MATERIAL TO PROCESS:

::::

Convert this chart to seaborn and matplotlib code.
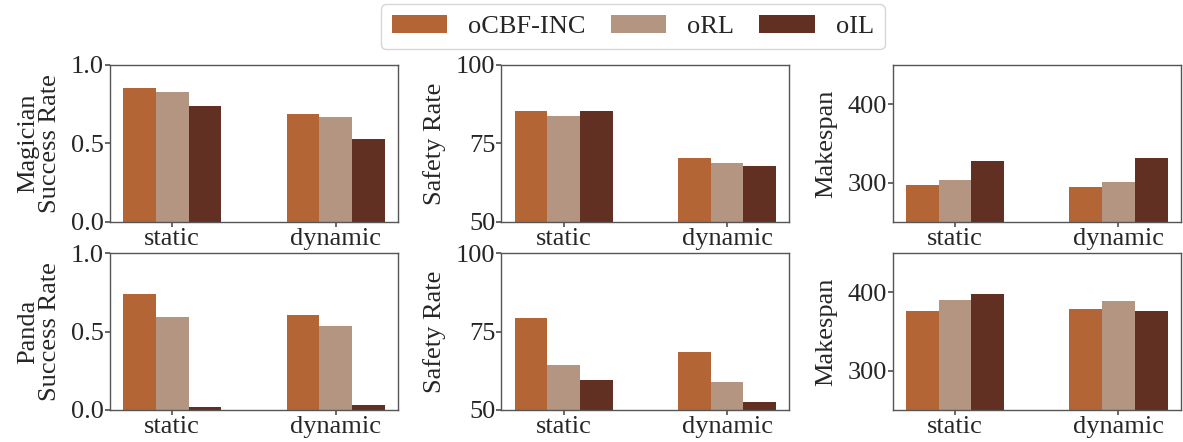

::::

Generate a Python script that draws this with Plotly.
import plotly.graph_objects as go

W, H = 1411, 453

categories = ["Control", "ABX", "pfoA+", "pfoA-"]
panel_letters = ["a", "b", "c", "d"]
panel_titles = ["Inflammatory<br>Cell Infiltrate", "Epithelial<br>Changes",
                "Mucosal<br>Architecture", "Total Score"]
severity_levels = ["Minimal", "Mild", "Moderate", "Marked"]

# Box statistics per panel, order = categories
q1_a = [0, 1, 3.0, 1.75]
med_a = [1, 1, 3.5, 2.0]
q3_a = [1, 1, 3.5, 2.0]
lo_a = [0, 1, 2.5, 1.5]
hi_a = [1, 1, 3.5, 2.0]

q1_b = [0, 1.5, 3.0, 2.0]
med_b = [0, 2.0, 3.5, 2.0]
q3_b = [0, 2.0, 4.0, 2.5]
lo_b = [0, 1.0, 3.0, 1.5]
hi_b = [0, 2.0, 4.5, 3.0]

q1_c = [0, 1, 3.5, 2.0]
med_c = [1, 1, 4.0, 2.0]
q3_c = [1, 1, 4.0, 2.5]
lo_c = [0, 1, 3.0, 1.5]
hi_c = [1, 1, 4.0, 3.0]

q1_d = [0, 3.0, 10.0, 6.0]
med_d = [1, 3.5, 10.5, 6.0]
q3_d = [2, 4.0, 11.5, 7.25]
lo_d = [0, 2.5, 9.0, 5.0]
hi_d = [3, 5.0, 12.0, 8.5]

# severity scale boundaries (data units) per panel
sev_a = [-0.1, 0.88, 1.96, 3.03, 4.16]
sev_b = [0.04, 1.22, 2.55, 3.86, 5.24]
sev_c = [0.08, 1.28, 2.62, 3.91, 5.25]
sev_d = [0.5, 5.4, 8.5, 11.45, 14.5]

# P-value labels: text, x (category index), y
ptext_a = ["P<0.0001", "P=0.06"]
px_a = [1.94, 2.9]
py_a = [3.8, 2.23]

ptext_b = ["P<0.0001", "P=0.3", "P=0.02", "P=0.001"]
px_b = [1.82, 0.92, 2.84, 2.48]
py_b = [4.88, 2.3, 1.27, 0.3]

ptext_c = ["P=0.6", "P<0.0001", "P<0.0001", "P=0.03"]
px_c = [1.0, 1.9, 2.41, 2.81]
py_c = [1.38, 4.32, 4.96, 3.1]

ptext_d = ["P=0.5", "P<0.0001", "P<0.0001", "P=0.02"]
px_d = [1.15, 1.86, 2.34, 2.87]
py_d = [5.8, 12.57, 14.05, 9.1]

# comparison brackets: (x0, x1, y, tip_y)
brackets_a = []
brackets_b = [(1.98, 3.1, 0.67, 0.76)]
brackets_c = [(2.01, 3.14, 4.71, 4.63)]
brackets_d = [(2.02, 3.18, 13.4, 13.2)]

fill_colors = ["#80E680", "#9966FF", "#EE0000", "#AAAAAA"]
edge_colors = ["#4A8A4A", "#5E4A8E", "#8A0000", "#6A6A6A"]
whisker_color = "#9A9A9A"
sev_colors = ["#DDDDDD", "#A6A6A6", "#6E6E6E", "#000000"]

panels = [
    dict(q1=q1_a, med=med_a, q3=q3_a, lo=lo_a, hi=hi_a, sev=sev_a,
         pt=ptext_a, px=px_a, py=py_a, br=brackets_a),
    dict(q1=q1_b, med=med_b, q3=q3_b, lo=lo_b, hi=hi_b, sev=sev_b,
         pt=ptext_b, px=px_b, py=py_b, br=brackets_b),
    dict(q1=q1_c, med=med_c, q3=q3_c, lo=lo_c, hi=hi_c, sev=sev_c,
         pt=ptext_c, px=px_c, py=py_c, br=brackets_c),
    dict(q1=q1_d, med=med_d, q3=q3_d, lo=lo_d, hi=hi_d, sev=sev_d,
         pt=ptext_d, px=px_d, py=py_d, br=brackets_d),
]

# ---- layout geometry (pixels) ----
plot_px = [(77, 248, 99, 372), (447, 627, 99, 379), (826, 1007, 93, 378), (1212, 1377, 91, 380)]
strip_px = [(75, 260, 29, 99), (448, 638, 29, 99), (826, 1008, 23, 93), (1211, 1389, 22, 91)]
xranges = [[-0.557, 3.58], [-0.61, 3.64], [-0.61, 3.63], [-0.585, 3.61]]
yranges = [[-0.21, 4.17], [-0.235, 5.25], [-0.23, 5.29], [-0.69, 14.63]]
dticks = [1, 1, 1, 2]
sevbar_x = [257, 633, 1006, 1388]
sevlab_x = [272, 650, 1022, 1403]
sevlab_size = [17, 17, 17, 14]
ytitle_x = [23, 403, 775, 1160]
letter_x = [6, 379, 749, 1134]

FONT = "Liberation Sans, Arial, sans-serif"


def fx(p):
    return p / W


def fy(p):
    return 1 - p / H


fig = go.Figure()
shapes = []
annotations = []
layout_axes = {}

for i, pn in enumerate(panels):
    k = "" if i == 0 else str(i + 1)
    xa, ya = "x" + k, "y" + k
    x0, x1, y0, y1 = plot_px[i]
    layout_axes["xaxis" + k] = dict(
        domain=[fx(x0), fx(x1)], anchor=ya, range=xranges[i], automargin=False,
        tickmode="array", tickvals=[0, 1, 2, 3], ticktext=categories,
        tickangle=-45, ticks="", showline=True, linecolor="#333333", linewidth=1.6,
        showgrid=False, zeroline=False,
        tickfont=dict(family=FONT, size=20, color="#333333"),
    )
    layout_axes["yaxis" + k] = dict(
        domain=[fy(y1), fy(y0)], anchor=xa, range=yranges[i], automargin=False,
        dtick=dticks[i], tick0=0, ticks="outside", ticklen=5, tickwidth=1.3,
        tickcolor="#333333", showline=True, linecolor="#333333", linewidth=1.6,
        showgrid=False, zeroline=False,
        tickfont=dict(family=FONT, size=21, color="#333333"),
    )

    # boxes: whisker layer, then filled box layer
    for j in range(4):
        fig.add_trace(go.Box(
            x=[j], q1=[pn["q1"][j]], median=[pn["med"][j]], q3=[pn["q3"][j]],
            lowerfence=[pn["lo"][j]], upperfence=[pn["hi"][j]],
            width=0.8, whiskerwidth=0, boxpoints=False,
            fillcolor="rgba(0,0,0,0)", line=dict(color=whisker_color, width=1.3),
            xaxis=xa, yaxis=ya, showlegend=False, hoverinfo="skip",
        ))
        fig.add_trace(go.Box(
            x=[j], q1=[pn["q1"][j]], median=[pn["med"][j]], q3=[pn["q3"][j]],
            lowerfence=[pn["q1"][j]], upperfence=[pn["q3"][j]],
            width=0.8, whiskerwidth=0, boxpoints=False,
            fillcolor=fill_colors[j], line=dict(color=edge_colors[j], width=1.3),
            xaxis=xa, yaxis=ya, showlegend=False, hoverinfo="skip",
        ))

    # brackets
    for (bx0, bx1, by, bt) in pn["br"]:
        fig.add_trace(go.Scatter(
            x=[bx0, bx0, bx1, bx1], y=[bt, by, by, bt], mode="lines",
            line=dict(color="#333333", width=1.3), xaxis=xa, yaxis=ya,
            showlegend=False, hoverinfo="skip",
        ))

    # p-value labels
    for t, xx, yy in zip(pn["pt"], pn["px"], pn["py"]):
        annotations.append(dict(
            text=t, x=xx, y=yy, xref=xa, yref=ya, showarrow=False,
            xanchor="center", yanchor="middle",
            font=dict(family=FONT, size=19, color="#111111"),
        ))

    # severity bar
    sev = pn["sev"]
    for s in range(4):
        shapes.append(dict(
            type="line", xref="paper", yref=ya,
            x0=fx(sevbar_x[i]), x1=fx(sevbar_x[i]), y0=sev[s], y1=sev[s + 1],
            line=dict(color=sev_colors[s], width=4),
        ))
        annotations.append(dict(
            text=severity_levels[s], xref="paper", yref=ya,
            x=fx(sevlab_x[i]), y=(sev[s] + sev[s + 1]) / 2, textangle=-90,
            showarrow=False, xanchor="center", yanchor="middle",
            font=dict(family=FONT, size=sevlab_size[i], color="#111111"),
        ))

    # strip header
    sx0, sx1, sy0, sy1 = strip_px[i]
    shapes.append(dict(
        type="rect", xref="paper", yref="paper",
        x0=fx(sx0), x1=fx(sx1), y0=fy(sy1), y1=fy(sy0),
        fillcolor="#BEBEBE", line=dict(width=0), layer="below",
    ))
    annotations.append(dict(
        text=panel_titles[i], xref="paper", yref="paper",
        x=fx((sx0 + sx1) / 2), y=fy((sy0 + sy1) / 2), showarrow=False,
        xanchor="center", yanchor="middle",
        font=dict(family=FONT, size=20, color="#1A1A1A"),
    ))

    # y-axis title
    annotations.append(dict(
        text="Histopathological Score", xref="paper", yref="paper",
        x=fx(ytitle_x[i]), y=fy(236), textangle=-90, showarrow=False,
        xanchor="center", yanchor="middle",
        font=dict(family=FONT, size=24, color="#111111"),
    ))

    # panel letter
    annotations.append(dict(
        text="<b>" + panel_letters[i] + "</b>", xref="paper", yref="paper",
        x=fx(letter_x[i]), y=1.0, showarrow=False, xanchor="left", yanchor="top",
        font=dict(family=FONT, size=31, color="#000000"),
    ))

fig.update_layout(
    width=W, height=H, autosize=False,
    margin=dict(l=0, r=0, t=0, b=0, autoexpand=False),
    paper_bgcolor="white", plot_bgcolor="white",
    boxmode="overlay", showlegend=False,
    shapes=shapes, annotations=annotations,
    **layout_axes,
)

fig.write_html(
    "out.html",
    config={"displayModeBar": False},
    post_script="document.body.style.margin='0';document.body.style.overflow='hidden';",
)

::::

EXERCISE PROMPT: From the line with "Generate a Python" through the line with "hi_a = [1, 1, 3.5, 2.0]", repeat every line exactly, both ends included, and nothing outside that range.

FINISHED EXERCISE:
Generate a Python script that draws this with Plotly.
import plotly.graph_objects as go

W, H = 1411, 453

categories = ["Control", "ABX", "pfoA+", "pfoA-"]
panel_letters = ["a", "b", "c", "d"]
panel_titles = ["Inflammatory<br>Cell Infiltrate", "Epithelial<br>Changes",
                "Mucosal<br>Architecture", "Total Score"]
severity_levels = ["Minimal", "Mild", "Moderate", "Marked"]

# Box statistics per panel, order = categories
q1_a = [0, 1, 3.0, 1.75]
med_a = [1, 1, 3.5, 2.0]
q3_a = [1, 1, 3.5, 2.0]
lo_a = [0, 1, 2.5, 1.5]
hi_a = [1, 1, 3.5, 2.0]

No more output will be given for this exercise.